1) Creating JNI bindings to LevelDB (or creating a .so version of LevelDB and creating JNA bindings)

2) Implementing the StorageEngine interface with the bindings, including passing in any configuration.

Here is an example of a third party InnoDB/Haildb storage engine for Voldemort:

https://github.com/sunnygleason/v-storage-haildb

gaborcselle · on July 27, 2011

My understanding is that Voldemort is a distributed key-value storage system, while LevelDB is a local on-disk key-value storage system.

skanuj · on July 27, 2011

Note to myself : Search before you post. Apologies, I checked new and front page only!

dchest · on July 27, 2011

You were right to post it -- it's a new blog post announcing the non-beta release and benchmarks.

newman314 · on July 28, 2011

How well does LevelDB work for a mobile device? This might be a nice use case.

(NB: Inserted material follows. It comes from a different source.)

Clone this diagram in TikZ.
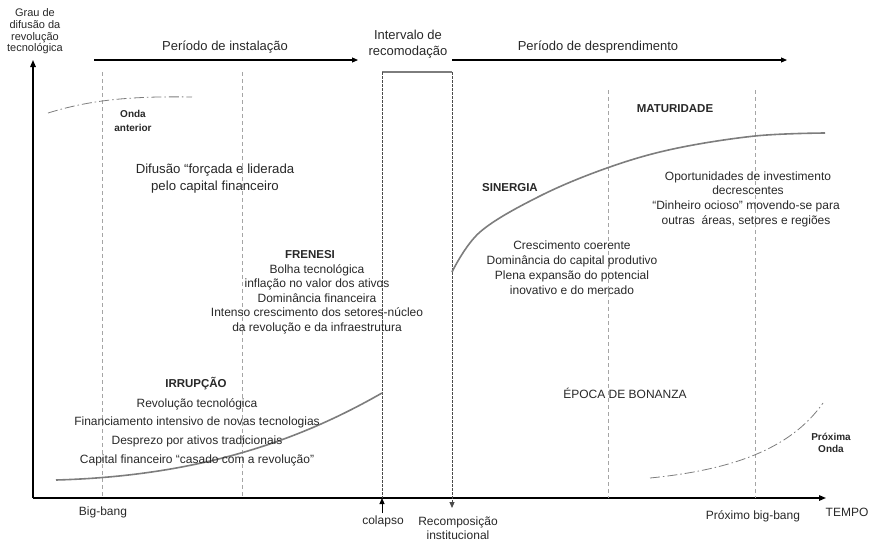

overred · on July 28, 2011

LSM-Tree is good!

swah · on July 27, 2011

So that's what Jeff does!

trungonnews · on July 27, 2011

how is this different from membase?

eis · on July 27, 2011

Uhm shouldn't that be ovious by reading the high level descriptions of each? They are for completely different use cases. Membase is a distributed Key/Value server and LevelDB is a Key/Value library.

thomas11 · on July 27, 2011

I see the difference between a server and a library, but both can often be used for the same use case. Just recently I evaluated a few data stores for a project and I didn't care all that much about the distinction. For the servers you're gonna use an API for your programming language anyway, so the programming model isn't that different.

stonemetal · on July 27, 2011

About like the difference between mysql and sqlite.